▶ Problem to solve
Return precisely the span of lines from the top of the material below to the line containing "['2,1', '2', '1,9', '1,8', '1,7', '1,6'];", both included. Pictures are excluded.

▶ Provided information

========

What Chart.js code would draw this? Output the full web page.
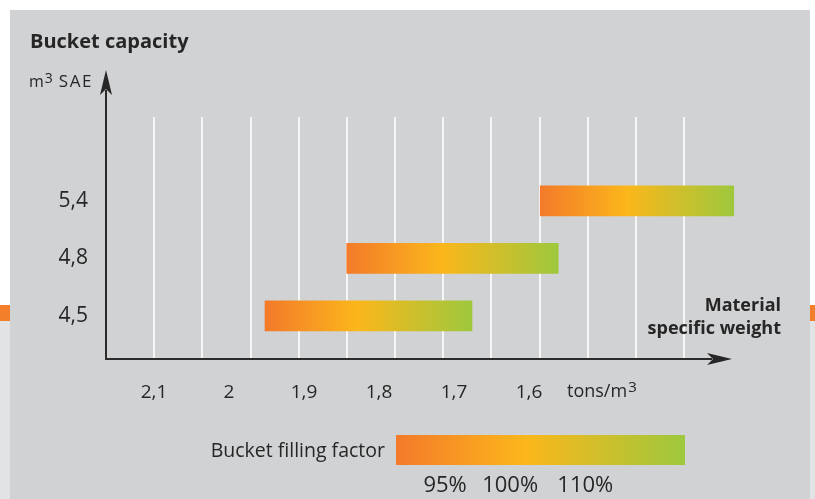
<!DOCTYPE html>
<html>
<head>
<meta charset="utf-8">
<script src="https://cdn.jsdelivr.net/npm/chart.js@4/dist/chart.umd.min.js"></script>
<style>
  html, body { margin: 0; padding: 0; background: #ffffff; }
  #wrap { position: relative; width: 815px; height: 499px; overflow: hidden; background: #ffffff; }
  .block { position: absolute; }
  canvas { position: absolute; left: 0; top: 0; }
</style>
</head>
<body>
<div id="wrap">
  <div class="block" style="left:0;top:305px;width:10px;height:16px;background:#f37f2a"></div>
  <div class="block" style="left:0;top:321px;width:10px;height:178px;background:#e2e3e5"></div>
  <div class="block" style="left:810px;top:305px;width:5px;height:16px;background:#f37f2a"></div>
  <div class="block" style="left:810px;top:321px;width:5px;height:178px;background:#e2e3e5"></div>
  <div class="block" style="left:10px;top:10px;width:800px;height:489px;background:#d1d2d4"></div>
  <canvas id="chart" width="815" height="499"></canvas>
</div>
<script>
// Bucket capacities (m³ SAE) and the material specific weight range each one suits
const capacities = ['5,4', '4,8', '4,5'];
const weightFrom = [1.585, 1.843, 1.952];   // tons/m³ at 95 % filling
const weightTo   = [1.327, 1.561, 1.676];   // tons/m³ at 110 % filling

// Specific weight axis
const weightTicks = [2.1, 2.0, 1.9, 1.8, 1.7, 1.6];
const weightTickLabels = ['2,1', '2', '1,9', '1,8', '1,7', '1,6'];

// Filling factor scale shown under the chart
const fillingFactors = ['95%', '100%', '110%'];
const gradientStops = [0, 0.45, 1];
const gradientColors = ['#f37a2a', '#fbb71b', '#9ec83d'];

const GRID_LINES = 12;
const TEXT = '#262626';
const FONT = '"Open Sans", "DejaVu Sans", sans-serif';

function fillGradient(ctx, x0, x1) {
  const g = ctx.createLinearGradient(x0, 0, x1, 0);
  gradientStops.forEach((s, i) => g.addColorStop(s, gradientColors[i]));
  return g;
}

function arrowHead(ctx, tipX, tipY, dirX, dirY) {
  const len = 25, half = 6, notch = 19;
  const px = -dirY, py = dirX;
  ctx.beginPath();
  ctx.moveTo(tipX, tipY);
  ctx.lineTo(tipX - dirX * len + px * half, tipY - dirY * len + py * half);
  ctx.lineTo(tipX - dirX * notch, tipY - dirY * notch);
  ctx.lineTo(tipX - dirX * len - px * half, tipY - dirY * len - py * half);
  ctx.closePath();
  ctx.fill();
}

// Axes with arrows, axis captions and the filling factor key
const decorations = {
  id: 'decorations',
  afterDraw(chart) {
    const ctx = chart.ctx;
    const a = chart.chartArea;
    ctx.save();
    ctx.fillStyle = TEXT;
    ctx.strokeStyle = '#2b2b2b';
    ctx.lineWidth = 2;

    // y axis
    const yTip = a.top - 47;
    ctx.beginPath();
    ctx.moveTo(a.left, a.bottom + 1);
    ctx.lineTo(a.left, yTip + 20);
    ctx.stroke();
    arrowHead(ctx, a.left, yTip, 0, -1);

    // x axis
    const xTip = a.right - 4;
    ctx.beginPath();
    ctx.moveTo(a.left - 1, a.bottom);
    ctx.lineTo(xTip - 20, a.bottom);
    ctx.stroke();
    arrowHead(ctx, xTip, a.bottom, 1, 0);

    // title
    ctx.textBaseline = 'alphabetic';
    ctx.textAlign = 'left';
    ctx.font = 'bold 20px ' + FONT;
    ctx.fillText('Bucket capacity', 30, 48);

    // y axis unit
    ctx.font = '16px ' + FONT;
    ctx.fillText('m', 29, 87);
    let x = 29 + ctx.measureText('m').width + 1;
    ctx.font = '14px ' + FONT;
    ctx.fillText('3', x, 83);
    x += ctx.measureText('3').width + 6;
    ctx.font = '17px ' + FONT;
    ctx.letterSpacing = '1.5px';
    ctx.fillText('SAE', x, 87);
    ctx.letterSpacing = '0px';

    // x axis unit
    ctx.font = '18px ' + FONT;
    ctx.fillText('tons/m', 567, 397);
    const w = ctx.measureText('tons/m').width;
    ctx.font = '15px ' + FONT;
    ctx.fillText('3', 567 + w + 1, 392);

    // x axis caption
    ctx.textAlign = 'right';
    ctx.font = 'bold 18px ' + FONT;
    ctx.fillText('Material', 781, 311);
    ctx.fillText('specific weight', 781, 334);

    // filling factor key
    const kx = 396, ky = 435, kw = 289, kh = 30;
    ctx.font = '19.5px ' + FONT;
    ctx.fillText('Bucket filling factor', 385, 457);
    ctx.fillStyle = fillGradient(ctx, kx, kx + kw);
    ctx.fillRect(kx, ky, kw, kh);
    ctx.fillStyle = TEXT;
    ctx.textAlign = 'center';
    ctx.font = '22px ' + FONT;
    const labelAt = [0.17, 0.395, 0.655];
    fillingFactors.forEach((t, i) => ctx.fillText(t, kx + kw * labelAt[i], 492));
    ctx.restore();
  }
};

const chart = new Chart(document.getElementById('chart'), {
  type: 'bar',
  data: {
    datasets: [{
      data: capacities.map((c, i) => ({ x: [weightFrom[i], weightTo[i]], y: i })),
      barThickness: 30,
      borderWidth: 0,
      borderSkipped: false,
      backgroundColor(c) {
        const ch = c.chart, xs = ch.scales.x;
        if (c.type !== 'data' || !xs || !ch.chartArea) return gradientColors[0];
        const p0 = xs.getPixelForValue(c.raw.x[0]);
        const p1 = xs.getPixelForValue(c.raw.x[1]);
        return fillGradient(ch.ctx, Math.min(p0, p1), Math.max(p0, p1));
      }
    }]
  },
  options: {
    indexAxis: 'y',
    responsive: false,
    animation: false,
    events: [],
    layout: { padding: { left: 10, right: 79, top: 117, bottom: 0 } },
    plugins: { legend: { display: false }, title: { display: false }, tooltip: { enabled: false } },
    scales: {
      x: {
        type: 'linear', position: 'bottom', reverse: true,
        min: 1.324, max: 2.164,
        afterBuildTicks(s) { s.ticks = weightTicks.map(v => ({ value: v })); },
        afterFit(s) { s.height = 140; },
        ticks: {
          callback: (v, i) => weightTickLabels[i],
          autoSkip: false, maxRotation: 0, padding: 22,
          color: TEXT, font: { family: FONT, size: 19 }
        },
        grid: { display: false, drawTicks: false },
        border: { display: false }
      },
      grid: {
        type: 'linear', position: 'top', axis: 'x',
        min: 0, max: 13.076,
        afterBuildTicks(s) { s.ticks = Array.from({ length: GRID_LINES }, (_, i) => ({ value: i + 1 })); },
        afterFit(s) { s.height = 0; },
        ticks: { display: false },
        grid: { color: '#f6f6f6', lineWidth: 2, drawTicks: false },
        border: { display: false }
      },
      y: {
        type: 'linear', position: 'left', reverse: true, offset: false,
        min: -1.46, max: 2.75,
        afterBuildTicks(s) { s.ticks = capacities.map((_, i) => ({ value: i })); },
        afterFit(s) { s.width = 96; },
        ticks: {
          callback: v => capacities[v],
          padding: 18, color: TEXT, font: { family: FONT, size: 21 }
        },
        grid: { display: false, drawTicks: false },
        border: { display: false }
      }
    }
  },
  plugins: [decorations]
});
</script>
</body>
</html>
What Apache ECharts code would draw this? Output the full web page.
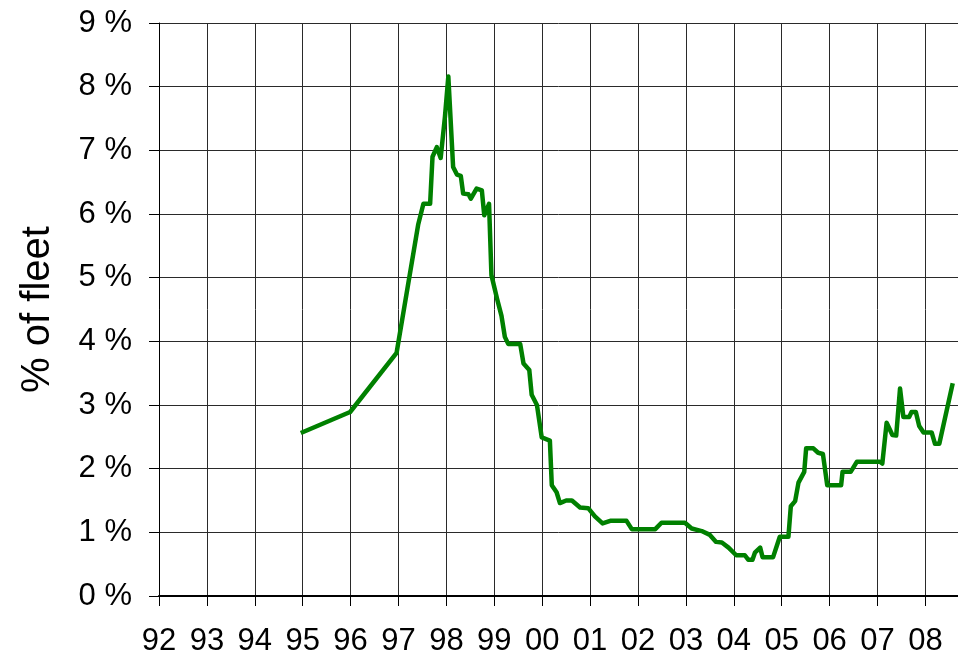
<!DOCTYPE html>
<html style="height: 100%">

<head>
  <meta charset="utf-8">
  <script src="https://cdn.jsdelivr.net/npm/echarts@6/dist/echarts.min.js"></script>
</head>

<body style="height: 100%; margin: 0; background: #fff">
  <div id="main" style="width: 958px; height: 661px"></div>

  <script type="text/javascript">
    // time in decimal years, share of fleet in %
    var years = [
      1994.96, 1995.99, 1996.96, 1997.41, 1997.52, 1997.66, 1997.71, 1997.80, 1997.88, 1997.97,
      1998.04, 1998.14, 1998.22, 1998.30, 1998.35, 1998.46, 1998.51, 1998.63, 1998.74, 1998.79,
      1998.89, 1998.94, 1999.06, 1999.15, 1999.22, 1999.29, 1999.39, 1999.54, 1999.61, 1999.73,
      1999.78, 1999.89, 1999.99, 2000.16, 2000.20, 2000.30, 2000.37, 2000.50, 2000.62, 2000.79,
      2000.96, 2001.10, 2001.26, 2001.42, 2001.76, 2001.87, 2002.36, 2002.49, 2002.98, 2003.12,
      2003.33, 2003.50, 2003.63, 2003.75, 2003.89, 2004.05, 2004.23, 2004.30, 2004.39, 2004.44,
      2004.55, 2004.60, 2004.82, 2004.96, 2005.14, 2005.19, 2005.28, 2005.35, 2005.47, 2005.51,
      2005.66, 2005.76, 2005.86, 2005.95, 2006.24, 2006.27, 2006.44, 2006.57, 2007.05, 2007.10,
      2007.19, 2007.31, 2007.39, 2007.47, 2007.54, 2007.66, 2007.71, 2007.80, 2007.87, 2007.96,
      2008.13, 2008.20, 2008.29, 2008.57
    ];
    var fleetPct = [
      2.56, 2.89, 3.82, 5.83, 6.16, 6.16, 6.90, 7.05, 6.88, 7.53,
      8.16, 6.74, 6.62, 6.60, 6.32, 6.31, 6.24, 6.40, 6.37, 5.98,
      6.16, 5.04, 4.66, 4.40, 4.07, 3.96, 3.96, 3.96, 3.65, 3.55,
      3.16, 3.00, 2.49, 2.44, 1.74, 1.63, 1.46, 1.50, 1.50, 1.39,
      1.38, 1.25, 1.14, 1.18, 1.18, 1.05, 1.05, 1.15, 1.15, 1.06,
      1.02, 0.96, 0.85, 0.84, 0.76, 0.64, 0.64, 0.57, 0.57, 0.68,
      0.76, 0.61, 0.61, 0.93, 0.93, 1.41, 1.49, 1.78, 1.95, 2.32,
      2.32, 2.25, 2.23, 1.74, 1.74, 1.95, 1.95, 2.11, 2.11, 2.08,
      2.72, 2.53, 2.52, 3.26, 2.81, 2.81, 2.89, 2.89, 2.67, 2.57,
      2.57, 2.39, 2.39, 3.34
    ];
    var yTicks = [0, 1, 2, 3, 4, 5, 6, 7, 8, 9];

    var points = years.map(function (y, i) { return [y, fleetPct[i]]; });

    var myChart = echarts.init(document.getElementById('main'), null, { renderer: 'canvas' });
    var font = 'Liberation Sans, Arial, sans-serif';
    var option = {
      animation: false,
      grid: { left: 159, right: 0, top: 23, bottom: 65, containLabel: false },
      xAxis: {
        type: 'value',
        min: 1992,
        max: 2008.68,
        interval: 1,
        axisLine: { show: true, lineStyle: { color: '#000', width: 2 } },
        axisTick: { show: true, length: 10, lineStyle: { color: '#000', width: 1 } },
        axisLabel: {
          margin: 30,
          color: '#000',
          fontFamily: font,
          fontSize: 31,
          showMaxLabel: false,
          formatter: function (v) {
            if (v !== Math.round(v)) return '';
            return String(v % 100).padStart(2, '0');
          }
        },
        splitLine: { show: true, lineStyle: { color: '#2a2a2a', width: 1 } }
      },
      yAxis: {
        type: 'value',
        min: yTicks[0],
        max: yTicks[yTicks.length - 1],
        interval: 1,
        name: '% of fleet',
        nameLocation: 'middle',
        nameRotate: 90,
        nameGap: 101,
        nameTextStyle: { color: '#000', fontFamily: font, fontSize: 40 },
        axisLine: { show: true, lineStyle: { color: '#000', width: 1 } },
        axisTick: { show: true, length: 10, lineStyle: { color: '#000', width: 1 } },
        axisLabel: {
          margin: 27,
          color: '#000',
          fontFamily: font,
          fontSize: 31,
          formatter: '{value} %'
        },
        splitLine: { show: true, lineStyle: { color: '#2a2a2a', width: 1 } }
      },
      series: [{
        name: '% of fleet',
        type: 'line',
        data: points,
        symbol: 'none',
        lineStyle: { color: '#008000', width: 4.5, join: 'round' },
        itemStyle: { color: '#008000' }
      }]
    };
    myChart.setOption(option);
  </script>
</body>

</html>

========

▶ Written solution
What Chart.js code would draw this? Output the full web page.
<!DOCTYPE html>
<html>
<head>
<meta charset="utf-8">
<script src="https://cdn.jsdelivr.net/npm/chart.js@4/dist/chart.umd.min.js"></script>
<style>
  html, body { margin: 0; padding: 0; background: #ffffff; }
  #wrap { position: relative; width: 815px; height: 499px; overflow: hidden; background: #ffffff; }
  .block { position: absolute; }
  canvas { position: absolute; left: 0; top: 0; }
</style>
</head>
<body>
<div id="wrap">
  <div class="block" style="left:0;top:305px;width:10px;height:16px;background:#f37f2a"></div>
  <div class="block" style="left:0;top:321px;width:10px;height:178px;background:#e2e3e5"></div>
  <div class="block" style="left:810px;top:305px;width:5px;height:16px;background:#f37f2a"></div>
  <div class="block" style="left:810px;top:321px;width:5px;height:178px;background:#e2e3e5"></div>
  <div class="block" style="left:10px;top:10px;width:800px;height:489px;background:#d1d2d4"></div>
  <canvas id="chart" width="815" height="499"></canvas>
</div>
<script>
// Bucket capacities (m³ SAE) and the material specific weight range each one suits
const capacities = ['5,4', '4,8', '4,5'];
const weightFrom = [1.585, 1.843, 1.952];   // tons/m³ at 95 % filling
const weightTo   = [1.327, 1.561, 1.676];   // tons/m³ at 110 % filling

// Specific weight axis
const weightTicks = [2.1, 2.0, 1.9, 1.8, 1.7, 1.6];
const weightTickLabels = ['2,1', '2', '1,9', '1,8', '1,7', '1,6'];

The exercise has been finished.